* Instruction:
From the listing below, select every line where the word "image" appears.

* Record set:
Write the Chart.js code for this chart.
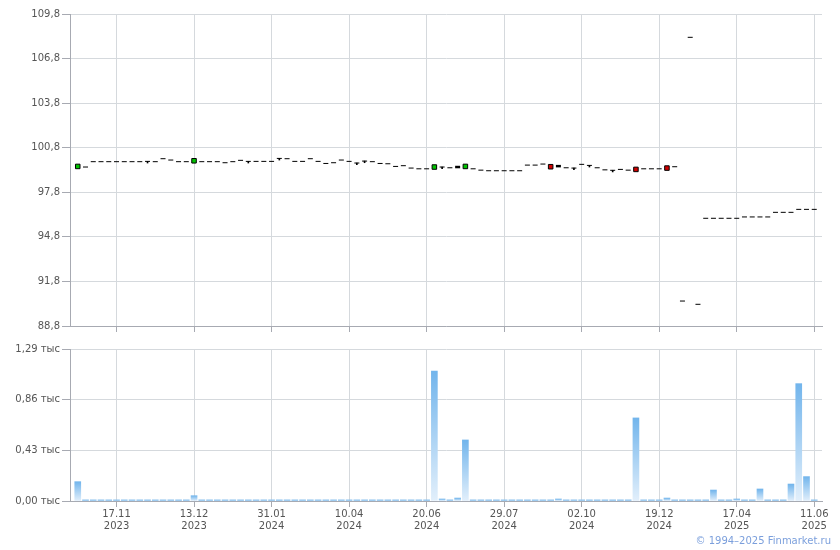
==
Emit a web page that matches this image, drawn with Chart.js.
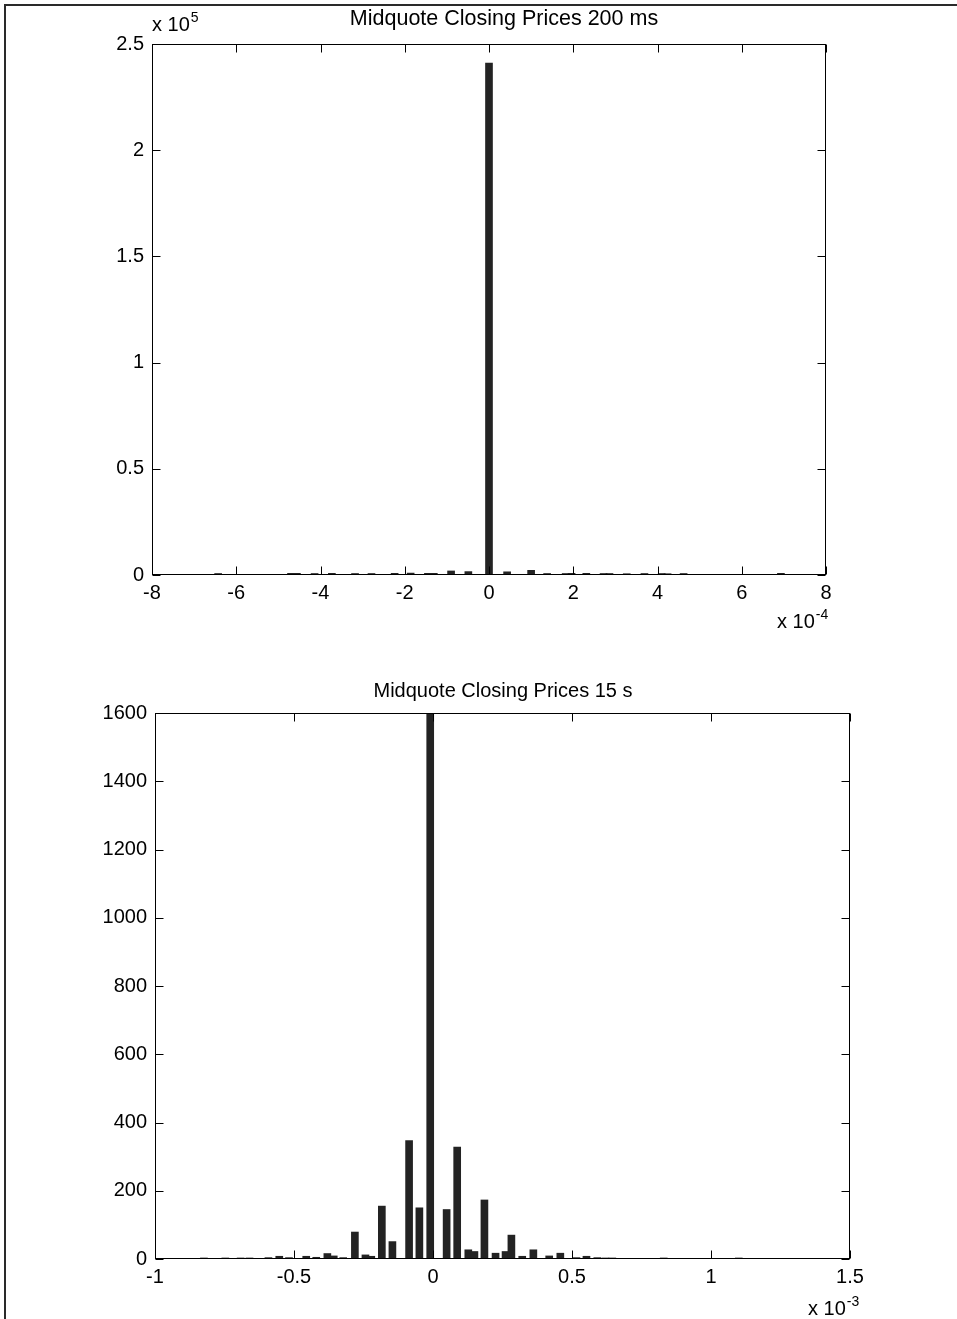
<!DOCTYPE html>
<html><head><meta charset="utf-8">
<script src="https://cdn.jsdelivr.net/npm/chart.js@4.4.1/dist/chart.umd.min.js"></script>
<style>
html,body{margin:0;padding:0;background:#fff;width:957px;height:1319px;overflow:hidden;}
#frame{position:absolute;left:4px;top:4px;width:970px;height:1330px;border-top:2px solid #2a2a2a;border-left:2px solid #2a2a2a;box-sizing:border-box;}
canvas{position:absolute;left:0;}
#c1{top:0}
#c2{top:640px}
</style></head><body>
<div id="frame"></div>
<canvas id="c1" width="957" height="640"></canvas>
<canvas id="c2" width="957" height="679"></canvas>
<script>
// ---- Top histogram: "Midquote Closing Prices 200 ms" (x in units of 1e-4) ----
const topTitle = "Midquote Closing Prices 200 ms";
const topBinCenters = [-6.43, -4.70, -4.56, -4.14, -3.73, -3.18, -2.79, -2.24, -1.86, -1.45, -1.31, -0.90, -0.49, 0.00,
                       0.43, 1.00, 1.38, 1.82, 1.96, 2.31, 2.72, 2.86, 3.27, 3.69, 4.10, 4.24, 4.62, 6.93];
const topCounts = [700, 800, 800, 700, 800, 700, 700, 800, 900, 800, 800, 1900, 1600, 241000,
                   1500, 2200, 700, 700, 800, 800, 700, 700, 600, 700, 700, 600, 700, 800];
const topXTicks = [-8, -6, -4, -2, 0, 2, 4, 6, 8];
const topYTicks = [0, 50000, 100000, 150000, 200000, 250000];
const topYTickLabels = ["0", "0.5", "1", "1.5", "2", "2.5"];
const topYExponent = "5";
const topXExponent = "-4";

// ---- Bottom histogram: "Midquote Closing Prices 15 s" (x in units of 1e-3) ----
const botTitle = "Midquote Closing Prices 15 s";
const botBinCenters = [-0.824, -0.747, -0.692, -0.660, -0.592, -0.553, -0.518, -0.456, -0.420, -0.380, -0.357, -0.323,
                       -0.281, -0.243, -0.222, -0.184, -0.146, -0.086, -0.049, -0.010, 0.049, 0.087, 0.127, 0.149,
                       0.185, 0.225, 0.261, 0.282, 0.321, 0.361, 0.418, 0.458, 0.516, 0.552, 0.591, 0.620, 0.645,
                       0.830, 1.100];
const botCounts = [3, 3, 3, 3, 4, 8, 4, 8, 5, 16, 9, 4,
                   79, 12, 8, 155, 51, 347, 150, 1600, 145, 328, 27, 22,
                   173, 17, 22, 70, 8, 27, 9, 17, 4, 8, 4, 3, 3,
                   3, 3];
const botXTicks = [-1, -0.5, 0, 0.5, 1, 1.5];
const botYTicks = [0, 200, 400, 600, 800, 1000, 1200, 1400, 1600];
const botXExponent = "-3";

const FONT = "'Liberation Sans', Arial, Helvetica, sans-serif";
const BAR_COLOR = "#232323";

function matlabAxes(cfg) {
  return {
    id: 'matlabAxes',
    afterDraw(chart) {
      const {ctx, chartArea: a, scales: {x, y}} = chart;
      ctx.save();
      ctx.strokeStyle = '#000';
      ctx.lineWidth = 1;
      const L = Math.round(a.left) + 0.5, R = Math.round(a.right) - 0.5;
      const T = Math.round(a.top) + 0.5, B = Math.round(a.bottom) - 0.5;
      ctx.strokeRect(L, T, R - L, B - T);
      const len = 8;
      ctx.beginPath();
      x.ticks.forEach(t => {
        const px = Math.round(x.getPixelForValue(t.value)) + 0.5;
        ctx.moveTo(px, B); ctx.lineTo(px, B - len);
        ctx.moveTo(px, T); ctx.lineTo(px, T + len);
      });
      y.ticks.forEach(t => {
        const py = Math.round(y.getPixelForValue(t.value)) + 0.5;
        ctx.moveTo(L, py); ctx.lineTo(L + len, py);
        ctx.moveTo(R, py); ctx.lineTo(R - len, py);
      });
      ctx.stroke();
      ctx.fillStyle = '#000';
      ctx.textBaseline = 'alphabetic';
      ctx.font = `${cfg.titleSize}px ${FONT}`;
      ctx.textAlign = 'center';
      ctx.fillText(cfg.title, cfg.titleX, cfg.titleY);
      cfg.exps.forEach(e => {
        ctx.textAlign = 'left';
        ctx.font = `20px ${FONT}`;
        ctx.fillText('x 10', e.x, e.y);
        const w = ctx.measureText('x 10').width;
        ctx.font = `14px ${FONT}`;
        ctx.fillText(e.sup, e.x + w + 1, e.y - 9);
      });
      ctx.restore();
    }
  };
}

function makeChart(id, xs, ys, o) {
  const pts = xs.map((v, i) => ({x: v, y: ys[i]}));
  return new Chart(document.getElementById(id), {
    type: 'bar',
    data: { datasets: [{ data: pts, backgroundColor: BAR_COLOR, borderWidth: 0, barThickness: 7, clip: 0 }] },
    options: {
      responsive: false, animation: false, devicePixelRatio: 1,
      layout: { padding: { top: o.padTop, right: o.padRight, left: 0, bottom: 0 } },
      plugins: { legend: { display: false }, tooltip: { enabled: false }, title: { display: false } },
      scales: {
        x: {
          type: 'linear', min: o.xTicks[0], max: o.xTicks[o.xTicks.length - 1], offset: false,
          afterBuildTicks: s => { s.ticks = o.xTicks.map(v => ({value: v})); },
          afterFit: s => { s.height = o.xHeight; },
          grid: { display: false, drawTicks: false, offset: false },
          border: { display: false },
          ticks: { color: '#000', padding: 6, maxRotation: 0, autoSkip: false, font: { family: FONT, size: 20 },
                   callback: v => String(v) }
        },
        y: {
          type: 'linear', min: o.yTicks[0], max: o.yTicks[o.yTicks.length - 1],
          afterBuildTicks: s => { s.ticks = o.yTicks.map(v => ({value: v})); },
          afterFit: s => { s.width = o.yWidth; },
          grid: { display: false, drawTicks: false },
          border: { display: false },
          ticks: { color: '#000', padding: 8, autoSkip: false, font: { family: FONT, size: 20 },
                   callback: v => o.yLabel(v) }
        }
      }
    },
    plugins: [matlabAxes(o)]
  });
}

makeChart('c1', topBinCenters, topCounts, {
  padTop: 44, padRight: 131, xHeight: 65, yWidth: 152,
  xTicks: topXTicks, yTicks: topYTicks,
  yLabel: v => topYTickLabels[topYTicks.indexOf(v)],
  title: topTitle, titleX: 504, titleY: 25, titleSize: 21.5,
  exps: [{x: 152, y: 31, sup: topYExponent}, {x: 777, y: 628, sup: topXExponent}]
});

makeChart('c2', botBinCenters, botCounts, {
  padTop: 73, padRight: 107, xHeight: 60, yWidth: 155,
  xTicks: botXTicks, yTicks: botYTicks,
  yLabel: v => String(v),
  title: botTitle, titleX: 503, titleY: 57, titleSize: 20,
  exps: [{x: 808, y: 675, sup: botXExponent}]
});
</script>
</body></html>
...
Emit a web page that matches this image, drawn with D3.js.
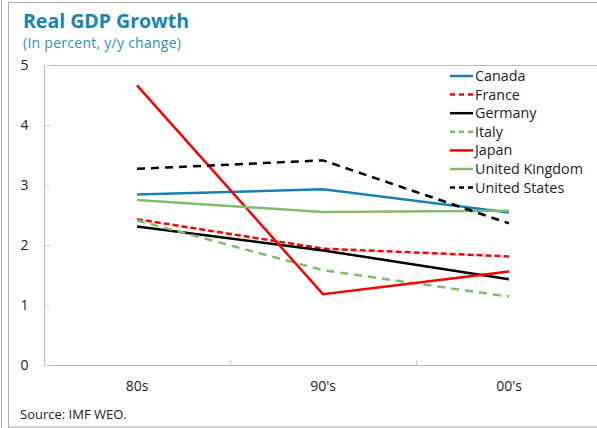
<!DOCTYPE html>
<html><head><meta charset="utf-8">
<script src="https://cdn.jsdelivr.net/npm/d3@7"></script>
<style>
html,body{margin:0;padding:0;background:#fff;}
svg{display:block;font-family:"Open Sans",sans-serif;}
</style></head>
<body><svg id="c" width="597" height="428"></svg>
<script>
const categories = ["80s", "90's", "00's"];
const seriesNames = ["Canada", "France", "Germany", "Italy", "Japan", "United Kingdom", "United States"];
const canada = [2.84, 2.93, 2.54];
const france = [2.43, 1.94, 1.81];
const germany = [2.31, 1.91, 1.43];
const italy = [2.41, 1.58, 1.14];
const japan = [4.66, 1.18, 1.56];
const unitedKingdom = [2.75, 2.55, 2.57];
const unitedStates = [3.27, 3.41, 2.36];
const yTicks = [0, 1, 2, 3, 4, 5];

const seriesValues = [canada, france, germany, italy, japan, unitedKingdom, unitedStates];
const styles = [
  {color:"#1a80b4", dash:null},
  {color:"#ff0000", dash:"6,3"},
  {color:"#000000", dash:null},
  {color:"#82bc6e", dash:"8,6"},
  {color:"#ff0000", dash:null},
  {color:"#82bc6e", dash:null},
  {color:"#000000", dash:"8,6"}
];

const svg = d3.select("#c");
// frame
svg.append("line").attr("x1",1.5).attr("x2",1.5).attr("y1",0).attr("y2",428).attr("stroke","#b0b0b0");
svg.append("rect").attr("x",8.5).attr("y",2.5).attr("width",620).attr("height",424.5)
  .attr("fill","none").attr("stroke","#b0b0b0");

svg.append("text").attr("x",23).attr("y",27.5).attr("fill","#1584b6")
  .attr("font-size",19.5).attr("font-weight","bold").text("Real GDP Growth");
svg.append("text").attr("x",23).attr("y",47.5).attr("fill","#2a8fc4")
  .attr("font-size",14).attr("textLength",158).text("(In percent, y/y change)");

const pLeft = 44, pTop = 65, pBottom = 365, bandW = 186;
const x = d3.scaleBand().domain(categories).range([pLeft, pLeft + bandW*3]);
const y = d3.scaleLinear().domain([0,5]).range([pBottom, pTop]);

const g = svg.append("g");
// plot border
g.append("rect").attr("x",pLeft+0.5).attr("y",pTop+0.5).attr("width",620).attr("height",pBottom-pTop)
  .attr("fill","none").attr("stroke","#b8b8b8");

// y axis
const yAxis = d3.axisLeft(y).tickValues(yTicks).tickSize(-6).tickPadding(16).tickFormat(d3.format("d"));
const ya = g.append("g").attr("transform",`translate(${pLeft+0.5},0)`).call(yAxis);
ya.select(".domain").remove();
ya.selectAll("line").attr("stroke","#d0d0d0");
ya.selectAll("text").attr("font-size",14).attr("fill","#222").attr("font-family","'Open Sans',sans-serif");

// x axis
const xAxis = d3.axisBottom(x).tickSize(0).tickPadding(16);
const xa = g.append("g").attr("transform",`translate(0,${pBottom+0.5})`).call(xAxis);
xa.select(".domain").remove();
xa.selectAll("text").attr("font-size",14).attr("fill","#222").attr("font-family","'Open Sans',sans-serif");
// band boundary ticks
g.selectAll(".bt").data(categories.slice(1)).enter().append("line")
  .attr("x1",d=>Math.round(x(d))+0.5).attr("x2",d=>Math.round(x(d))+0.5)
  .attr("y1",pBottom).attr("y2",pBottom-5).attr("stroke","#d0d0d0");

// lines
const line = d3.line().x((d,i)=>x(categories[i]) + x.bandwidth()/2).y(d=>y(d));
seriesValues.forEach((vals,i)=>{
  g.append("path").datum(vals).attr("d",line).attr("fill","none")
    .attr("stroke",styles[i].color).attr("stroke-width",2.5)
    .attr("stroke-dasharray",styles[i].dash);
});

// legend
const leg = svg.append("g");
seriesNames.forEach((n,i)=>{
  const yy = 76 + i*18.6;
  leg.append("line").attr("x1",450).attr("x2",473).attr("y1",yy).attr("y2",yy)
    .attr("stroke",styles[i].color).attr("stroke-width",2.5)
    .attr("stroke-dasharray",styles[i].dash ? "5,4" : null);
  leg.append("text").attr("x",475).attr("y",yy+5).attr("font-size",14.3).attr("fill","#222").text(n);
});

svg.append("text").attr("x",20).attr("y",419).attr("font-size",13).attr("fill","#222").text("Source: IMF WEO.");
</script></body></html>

* Response below:
Emit a web page that matches this image, drawn with Chart.js.
Emit a web page that matches this image, drawn with D3.js.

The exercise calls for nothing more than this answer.